Cinquante toiles de Paul Rebeyrolle (1926 - 2005) sont exposées au château de Chambord du 10 juin au 23 septembre.
En 1984, il continue ainsi son propos : "c’est là ma façon d’être peintre et c’est la seule (…). Je peins tous les jours et pourtant je me demande si je ne pense pas autant à la vie et aux conditions de vie des individus qu’à la peinture. Je crois que les deux obsessions, obsession de la peinture et obsession de l’histoire contemporaine, se chevauchent chez moi totalement."
Après une rétropective en 79 au Grand Palais, une seconde, en 2000, à la Fondation Maeght à Saint-Paul-de-Vence et une exposition à la Fondation Salomon proche d'Annecy l’an dernier, on peut retrouver Rebeyrolle à Chambord.
Quelle étrange confrontation ! un lieu royal et une oeuvre toute de cri, de révolte face à l'oppression.
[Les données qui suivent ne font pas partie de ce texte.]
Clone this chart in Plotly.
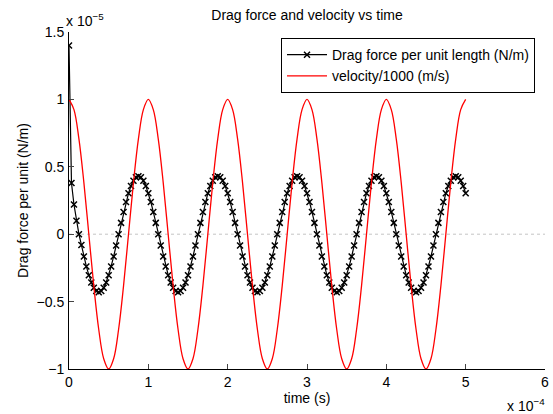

L'oeuvre de Rebeyrolle est constituée de tableaux animaliers et paysagers, employant des matières collées sur la toile (terre, crin, ferraille...).
Exemples de ces techniques mixtes, de l'amitié de Rebeyrolle avec la terre :
ETANG A L'AUTOMNE, 2001, huile et technique mixte sur toile
LA BARRIERE, 2000
C'est une oeuvre qui déborde, qui creuse et fait matière de ce qui ravage. A l'image du sanglier qu'il a souvent représenté, son pinceau et son couteau fouissent la matière grasse et colorée pour faire surgir le tragique permanent. Il cherche à rendre, avec une ferveur panique, la mort, les cris, le sang versé.
SANGLIER, 1971 Gouache sur papier marouflé sur toile
D'OEUF ET DE CHAIR, 1986 huile sur toile
Il dit lui-même : « La peinture doit être politique. » Et aussi : « La société capitaliste telle qu'elle est n'aura très rapidement plus besoin des artistes. »
MARGARETH (série Le monétarisme), 1996 Huile et technique mixte (grillage, paille) sur toile
PETIT COMMERCE (série Le monétarisme) 1999
Ces tableaux (et sculptures) dont Sartre disait qu'ils étaient "en colère" nous placent dans le geste et le regard d'un homme dont la bienveillence humaine sait qu'il faut voir ailleurs que sur les pages lisses. La chaleur vibrante des matières collées, la familiarité que celles qui gisent à même le sol, la terre-mère, sur les bords de chaussées, dans les friches délaissées, donnent au regard un lieu pour voir ce qui s’entremêle des traces créées par l’animal humain et le végétal gagnant.
Rebeyrolle, c'est le passeur de ce qui nous saute à la gueule et dont on se détourne : il apprivoise pour nous ce que nous ne saurions voir, il tire jusqu'à nous ce que nous ne voulons voir.
SUICIDE IV, 1982
UN TEMPS DE CHIEN, 1984
AGNEAU MORT, 1952
et comme souvent, un écho qui perdure à travers la peinture, ici celle du sacrifié, victime expiatoire, comme encore plus bas la figure du chien :
AGNEAU MYSTIQUE, XVIIème, Zurbaran
Rebeyrolle, présent à ce qui est, se fait souvent sanglier - présence de la bête à la force brute, autoportrait de l'artiste en résistant - Mais il aime aussi bien la truite glissante, lui qui a émigré du côté de Chaumont : « La Haute Seine , dit-il, était l'une des meilleures rivières à truites d'Europe. Je venais pêcher là tous les ans. Jusqu'au jour où je suis tombé sur un vieux moulin abandonné... ». «Pour bien pêcher, il faut se faire truite, vous comprenez... »
Est-il truite ou sanglier ? Il n'hésite pas : «Mon animal préféré, c'est le chien. Le sanglier incarne la force et la résistance. La truite, la ruse et la beauté. Le chien, c'est la victime. Je considère que nous vivons dans un monde de victimes. »
CHIEN années 75, bronze, grillage
« La vulgarité, c'est l'absence d'engagement – pas de manière politique, bien que ce soit quelque chose qui compte pour moi, mais d'engagement plastique : trouver des solutions plastiques qui ne soient justement pas de bon goût, comme beaucoup font. »
Toute l'année, on peut retrouver le travail de ce peintre au Centre d'Art d' Eymoutiers (87), qui expose de nombreuses oeuvres dans l'Espace Rebeyrolle.